One can well imagine that Einstein, once touted as possible Israeli President, would prefer politically not to offend believers by too overt a statement on religion, even though atheism is the logical implication of his views quoted here.
Interbane wrote:Beyond appealing to various authorities on the subject, you haven't given an argument for why you think atheism is the same as one of the two naturalistic worldviews.
Atheism is historically the doctrine of scientific enlightenment, objective rational materialism.
You say this, but the truth is that they are not the same thing. Show me the doctrine.

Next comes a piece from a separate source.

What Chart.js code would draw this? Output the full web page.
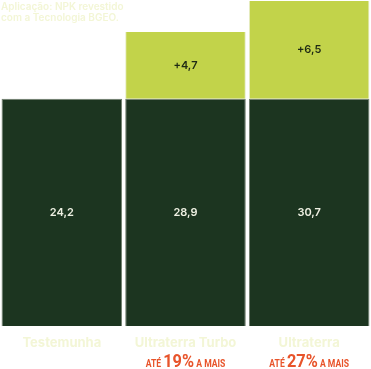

http://en.wikipedia.org/wiki/Baruch_Spi ... atheist.3F is a good source. Here is an extract: “Lessing was thought to have confessed on his deathbed to being a "Spinozist", which was the equivalent in his time of being called an atheist. Jacobi claimed that Spinoza's doctrine was pure materialism, because all Nature and God are said to be nothing but extended substance. This, for Jacobi, was the result of Enlightenment rationalism and it would finally end in absolute atheism. Moses Mendelssohn disagreed with Jacobi, saying that there is no actual difference between theism and pantheism. The issue became a major intellectual and religious concern for European civilization at the time…. Spinoza was considered to be an atheist because he used the word "God" (Deus) to signify a concept that was different from that of traditional Judeo–Christian monotheism. "Spinoza expressly denies personality and consciousness to God; he has neither intelligence, feeling, nor will; he does not act according to purpose, but everything follows necessarily from his nature, according to law...." Thus, Spinoza's cool, indifferent God is the antithesis to the concept of an anthropomorphic, fatherly God who cares about humanity.”